Strategy and security were the focus of Singapore summit: Raytheon exec
John Harris, vice president of business development and CEO of Raytheon International, joined dozens of defense industry representatives, military leaders and heads of state from across the Asia-Pacific region for the Shangri-La Dialogue in Singapore in early June. The summit marked a time of uncertainty, due to dynamic tensions in the region. Ahead of the event, Harris shared his thoughts on the strategic overview of the security environment.
Q: You've participated in both the Munich Security Conference and now the Shangri-La Dialogue. How are the two events similar and different?
JH: The Munich Security Conference in Germany and the Shangri-La Dialogue in Singapore are similar in that world leaders, including ministers of defense and foreign affairs, attend these events, as well as a number of industry partners. The difference is that at Shangri-La, we see a greater focus around Asia-Pacific and the specific threats there. Little to no discussion happened around that region at Munich.
In Europe and in the Far East, there’s a keen interest around infrastructure protection and border security…with the added focus on the maritime domain in the Far East. There are a lot of similar demands with respect to integrated air missile defense, command and control, cyber, mission support, training — all are areas where we have made significant investments.
Q: What is top of mind for Shangri-La attendees, including our allies and partners in the Asia-Pacific region?
JH: Our allies are concerned with peer threats and unpredictable rogue regimes. We have never lived in a time with such a broad range of threats. Consequently, each issue requires a unique solution. The unpredictable nature of new threats and challenges to our global security architecture means that allied countries must be equally dynamic and adaptable.
We have heard from our customers in the Pacific region about their need for next-generation sensing capabilities, infrastructure protection, missile defense, maritime defense, effects, the ability to defend from surface, airborne, space-borne and undersea challenges. There is demand around cyber, and the ability to defend networks and products from outside intrusions. And mission support, ensuring our allies can support, sustain and upgrade their capabilities going forward. We look forward to building on our partnership together to help make the world a safer place.
Q: Why are forums like the Shangri-La Dialogue invaluable in connecting with customers?
JH: Our global security community convenes in Singapore to discuss our shared concerns. We hear firsthand from ministers of defense, from prime ministers, and presidents. Their unfiltered perspectives help make sure we have not only an informed, but a clear, understanding of their challenges.

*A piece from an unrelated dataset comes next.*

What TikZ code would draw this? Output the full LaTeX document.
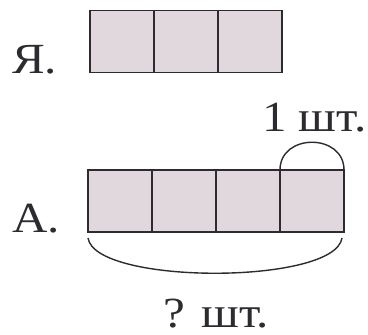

Our relationships in the region represent longstanding, strong industrial partnerships and government-to-company partnerships, such as with Japan, and countries where we have emerging opportunities.
Q: How does the U.S. National Defense Strategy relate to Raytheon’s strategy for the region?
JH: The National Defense Strategy underscores the U.S. security need for urgent change at significant scale, with speed of relevance, based on three pillars: the first pillar focuses on bringing to bear high-end capabilities to defend and defeat peer threats, in particular from China and Russia; a second pillar relating to building strong alliances and strengthening interoperability with our allies; and a third pillar centered on reforming the Department of Defense for greater performance, agility, and speed.
Given these priorities, we can connect investments we have made in emerging areas such as hypersonics and undersea, to new high-tech security solutions. We also see the common threats among allies necessitating the need for cooperative capabilities, complementary resources and partnerships to preserve our collective global security interests.
Q: How are cybersecurity challenges shaping the security environment in the Asia Pacific region?
JH: All governments need to remain resilient in the contested cyber domain. Cyber is not a one-size-fits-all approach including for the nations in the Asia Pacific region. Each nation faces different cyber threats that can be solved with robust responses from vulnerability assessments to cyber hardening.